Do you – or someone you know – move in and out of investment holdings in order to “boost your return”? If you do, it’s worth considering the downside. Studies consistently show that market timing (you go into investments when they seem good, exit when they don’t) undermines your ability to make investment progress.
Consider the fact that retail (individual) investors typically flee from markets when the bad news already is reflected in prices, and typically try to climb back in when prices already have moved higher. Instead of buying low, selling high, individual investors tend to do the opposite.
I have an excellent graph that illustrates this point – but I’m not able to overcome technical difficulties and print it here (very irritating!)…so I’ll ask you to use your imagination. As you know, the market fell out of bed in September 2008 (good-bye Lehman Brothers, hello imploding mortgage market). The graph I can’t post shows a steady outflow of individual money in mutual funds as the S&P 500 hit bottom (March 2009) and continued to rise into 2011. As the market is rising, individual investors continue to bail out of stocks.
So who’s driving the market higher? It’s often institutional money (pension funds, professional money managers) who have clients with staying power. This institutional money effectively works to block the natural tendency toward panic selling The proxy for this staying power is Dimensional Fund Advisors but it could be any institutional investor who didn’t try to “market time.” (full disclosure: I use Dimensional Fund Advisors mutual funds for my assets-under-management clients).

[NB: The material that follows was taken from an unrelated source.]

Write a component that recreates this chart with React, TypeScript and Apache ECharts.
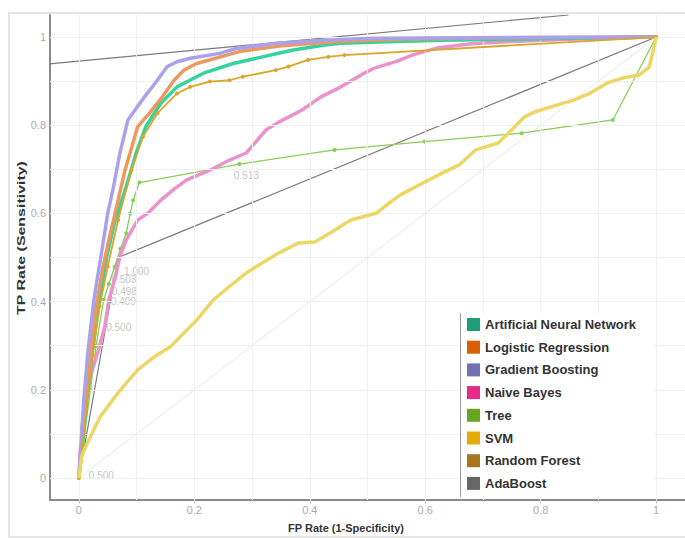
import React, { useEffect, useRef } from 'react';
import * as echarts from 'echarts';

const seriesNames = [
  'Artificial Neural Network',
  'Logistic Regression',
  'Gradient Boosting',
  'Naive Bayes',
  'Tree',
  'SVM',
  'Random Forest',
  'AdaBoost',
];
const legendColors = ['#1b9e77', '#d95f02', '#7570b3', '#e7298a', '#66a61e', '#e6ab02', '#a6761d', '#666666'];
const lineColors = ['#34d39f', '#eb9a5e', '#a9a1ec', '#ea92cc', '#86cf55', '#ecd766', '#d9a52a', '#7a7a7a'];

const tickValues = [0, 0.2, 0.4, 0.6, 0.8, 1];
const gridValues = [0, 0.1, 0.2, 0.3, 0.4, 0.5, 0.6, 0.7, 0.8, 0.9, 1];

const annData = [
  [0, 0], [0.006, 0.07], [0.014, 0.18], [0.024, 0.29], [0.035, 0.4], [0.048, 0.5], [0.062, 0.58],
  [0.072, 0.62], [0.082, 0.661], [0.099, 0.736], [0.116, 0.797], [0.142, 0.85], [0.17, 0.887],
  [0.216, 0.918], [0.267, 0.94], [0.318, 0.955], [0.369, 0.97], [0.426, 0.982], [0.454, 0.986],
  [0.55, 0.99], [0.63, 0.993], [1, 1],
];
const lrData = [
  [0, 0], [0.005, 0.07], [0.012, 0.18], [0.02, 0.28], [0.03, 0.39], [0.042, 0.48], [0.052, 0.54],
  [0.06, 0.585], [0.08, 0.698], [0.102, 0.797], [0.122, 0.827], [0.145, 0.865], [0.165, 0.902],
  [0.182, 0.925], [0.204, 0.94], [0.278, 0.967], [0.35, 0.98], [0.45, 0.99], [0.55, 0.995],
  [0.7, 0.998], [1, 1],
];
const gbData = [
  [0, 0], [0.003, 0.063], [0.0085, 0.177], [0.016, 0.29], [0.026, 0.404], [0.04, 0.517], [0.05, 0.6],
  [0.06, 0.66], [0.071, 0.736], [0.085, 0.812], [0.097, 0.834], [0.114, 0.865], [0.136, 0.902],
  [0.153, 0.933], [0.17, 0.944], [0.193, 0.952], [0.244, 0.963], [0.273, 0.974], [0.341, 0.986],
  [0.426, 0.993], [0.511, 0.997], [0.6, 0.998], [0.75, 0.999], [1, 1],
];
const nbData = [
  [0, 0], [0.002, 0.05], [0.005, 0.11], [0.011, 0.177], [0.022, 0.24], [0.034, 0.29], [0.045, 0.344],
  [0.052, 0.404], [0.064, 0.46], [0.071, 0.502], [0.082, 0.54], [0.102, 0.585], [0.119, 0.6],
  [0.142, 0.63], [0.165, 0.655], [0.187, 0.676], [0.227, 0.698], [0.261, 0.721], [0.29, 0.737],
  [0.324, 0.789], [0.346, 0.807], [0.386, 0.834], [0.42, 0.865], [0.454, 0.887], [0.494, 0.918],
  [0.511, 0.929], [0.55, 0.945], [0.58, 0.96], [0.62, 0.975], [0.68, 0.985], [0.75, 0.99],
  [0.85, 0.995], [1, 1],
];
const treeData = [
  [0, 0], [0.01, 0.1], [0.02, 0.2], [0.03, 0.3], [0.043, 0.404], [0.052, 0.44], [0.062, 0.479],
  [0.072, 0.52], [0.082, 0.555], [0.089, 0.6], [0.094, 0.63], [0.105, 0.67], [0.278, 0.712],
  [0.443, 0.744], [0.599, 0.763], [0.767, 0.782], [0.925, 0.812], [1, 1],
];
const svmData = [
  [0, 0], [0.005, 0.05], [0.017, 0.086], [0.037, 0.139], [0.068, 0.193], [0.082, 0.215],
  [0.102, 0.245], [0.131, 0.275], [0.159, 0.298], [0.204, 0.358], [0.233, 0.404], [0.267, 0.441],
  [0.29, 0.465], [0.307, 0.479], [0.346, 0.51], [0.38, 0.533], [0.409, 0.535], [0.443, 0.562],
  [0.471, 0.585], [0.516, 0.601], [0.533, 0.619], [0.557, 0.642], [0.596, 0.669], [0.63, 0.692],
  [0.659, 0.71], [0.687, 0.744], [0.727, 0.76], [0.75, 0.79], [0.772, 0.819], [0.789, 0.83],
  [0.829, 0.846], [0.857, 0.857], [0.886, 0.873], [0.915, 0.896], [0.942, 0.907], [0.971, 0.914],
  [0.988, 0.932], [0.994, 0.964], [1, 1],
];
const rfData = [
  [0, 0], [0.006, 0.07], [0.014, 0.17], [0.024, 0.28], [0.036, 0.39], [0.05, 0.48], [0.068, 0.585],
  [0.091, 0.698], [0.111, 0.774], [0.136, 0.827], [0.17, 0.872], [0.193, 0.887], [0.227, 0.899],
  [0.261, 0.902], [0.284, 0.91], [0.341, 0.925], [0.363, 0.933], [0.397, 0.948], [0.432, 0.955],
  [0.46, 0.959], [1, 1],
];
const adaData = [[0, 0], [0.068, 0.5], [1, 1]];
const adaIsoLine = [[-0.051, 0.939], [0.848, 1.05]];
const diagonalData = [[0, 0], [1, 1]];

const thresholdPoints = [
  [0.039, 0.005], [0.29, 0.685], [0.1, 0.469], [0.078, 0.449], [0.079, 0.424], [0.077, 0.4], [0.069, 0.342],
];
const thresholdTexts = ['0.500', '0.513', '1.000', '0.503', '0.498', '0.499', '0.500'];

export default function App() {
  const ref = useRef<HTMLDivElement>(null);

  useEffect(() => {
    document.body.style.margin = '0';
    if (!ref.current) return;
    const chart = echarts.init(ref.current, undefined, { renderer: 'svg' });

    const curveData = [annData, lrData, gbData, nbData, treeData, svmData, rfData, adaData];
    const widths = [3.5, 3.5, 3.5, 3.5, 1.3, 3.5, 1.8, 1.2];
    const symbolSizes = [0, 0, 0, 0, 4, 0, 4, 0];
    const zs = [5, 6, 7, 4, 3, 9, 8, 2];

    const curves = seriesNames.map((name, i) => ({
      name,
      type: 'line',
      data: curveData[i],
      z: zs[i],
      showSymbol: symbolSizes[i] > 0,
      symbol: 'circle',
      symbolSize: symbolSizes[i],
      itemStyle: { color: lineColors[i] },
      lineStyle: { color: lineColors[i], width: widths[i] },
      silent: true,
    }));

    const option: any = {
      animation: false,
      textStyle: { fontFamily: 'Liberation Sans, Arial, sans-serif' },
      grid: { left: 50, top: 15, width: 646, height: 485 },
      xAxis: {
        type: 'value',
        min: -0.05,
        max: 1.05,
        axisLine: { onZero: false, lineStyle: { color: '#8a8a8a', width: 2 } },
        axisTick: { show: true, customValues: tickValues, length: 4, lineStyle: { color: '#cfcfcf' } },
        axisLabel: {
          customValues: tickValues,
          color: '#ababab',
          fontSize: 11,
          margin: 4,
          formatter: (v: number) => String(Math.round(v * 10) / 10),
        },
        splitLine: { show: false },
      },
      yAxis: {
        type: 'value',
        min: -0.05,
        max: 1.05,
        axisLine: { show: true, onZero: false, lineStyle: { color: '#8a8a8a', width: 2 } },
        axisTick: { show: false },
        axisLabel: {
          customValues: tickValues,
          color: '#ababab',
          fontSize: 11,
          margin: 4,
          formatter: (v: number) => String(Math.round(v * 10) / 10),
        },
        splitLine: { show: false },
      },
      legend: {
        orient: 'vertical',
        left: 462,
        top: 313,
        z: 20,
        padding: [5, 18, 7, 5],
        backgroundColor: '#ffffff',
        itemWidth: 13,
        itemHeight: 13,
        itemGap: 9.7,
        textStyle: { fontSize: 13, fontWeight: 'bold', color: '#333', fontFamily: 'Liberation Sans, Arial, sans-serif' },
        data: seriesNames.map((n, i) => ({ name: n, icon: 'rect', itemStyle: { color: legendColors[i] } })),
        selectedMode: false,
      },
      graphic: [
        {
          type: 'rect',
          shape: { x: 9, y: 13, width: 700, height: 524 },
          style: { fill: 'none', stroke: '#e4e4e4', lineWidth: 2 },
          silent: true,
        },
        {
          type: 'line',
          shape: { x1: 460.5, y1: 313, x2: 460.5, y2: 497 },
          style: { stroke: '#9a9a9a', lineWidth: 1 },
          silent: true,
          z: 30,
        },
        {
          type: 'text',
          x: 346,
          y: 528,
          style: {
            text: 'FP Rate (1-Specificity)',
            font: 'bold 11px "Liberation Sans", Arial, sans-serif',
            fill: '#333',
            align: 'center',
            verticalAlign: 'middle',
          },
        },
        {
          type: 'text',
          x: 21,
          y: 238,
          rotation: Math.PI / 2,
          scaleX: 1.45,
          style: {
            text: 'TP Rate (Sensitivity)',
            font: 'bold 11px "Liberation Sans", Arial, sans-serif',
            fill: '#333',
            align: 'center',
            verticalAlign: 'middle',
          },
        },
      ],
      series: [
        {
          name: 'diagonal',
          type: 'line',
          data: diagonalData,
          z: 1,
          showSymbol: false,
          silent: true,
          lineStyle: { color: '#e8e8e8', width: 1 },
          markLine: {
            silent: true,
            symbol: 'none',
            label: { show: false },
            lineStyle: { color: '#efefef', width: 1, type: 'solid' },
            data: [
              ...gridValues.map((v) => ({ xAxis: v })),
              ...gridValues.map((v) => ({ yAxis: v })),
            ],
          },
        },
        {
          name: 'thresholds',
          type: 'scatter',
          data: thresholdPoints.map((p, i) => ({ value: p, label: { formatter: thresholdTexts[i] } })),
          symbolSize: 1,
          z: 1,
          silent: true,
          itemStyle: { color: 'rgba(0,0,0,0)' },
          label: { show: true, position: 'inside', color: '#b3b3b3', fontSize: 10 },
        },
        {
          name: 'iso',
          type: 'line',
          data: adaIsoLine,
          z: 2,
          showSymbol: false,
          silent: true,
          lineStyle: { color: '#7a7a7a', width: 1.2 },
        },
        ...curves,
      ],
    };

    chart.setOption(option);
    return () => chart.dispose();
  }, []);

  return <div ref={ref} style={{ width: 685, height: 538 }} />;
}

Here’s another example of the damage others inflicted on their investment returns when they tried to time markets. Remember the Fidelity Magellan Fund? This fund returned a stellar 29% per year (1977-1990) under Peter Lynch’s tenure but Lynch apparently once said he felt more than half of the Magellan Fund shareholders lost money, based upon fund inflow/outflows. By now you must know the reason why… Smart money doesn’t exit when the going gets tough – it rides problems out, continues to invest for the future and racks up a better return over time.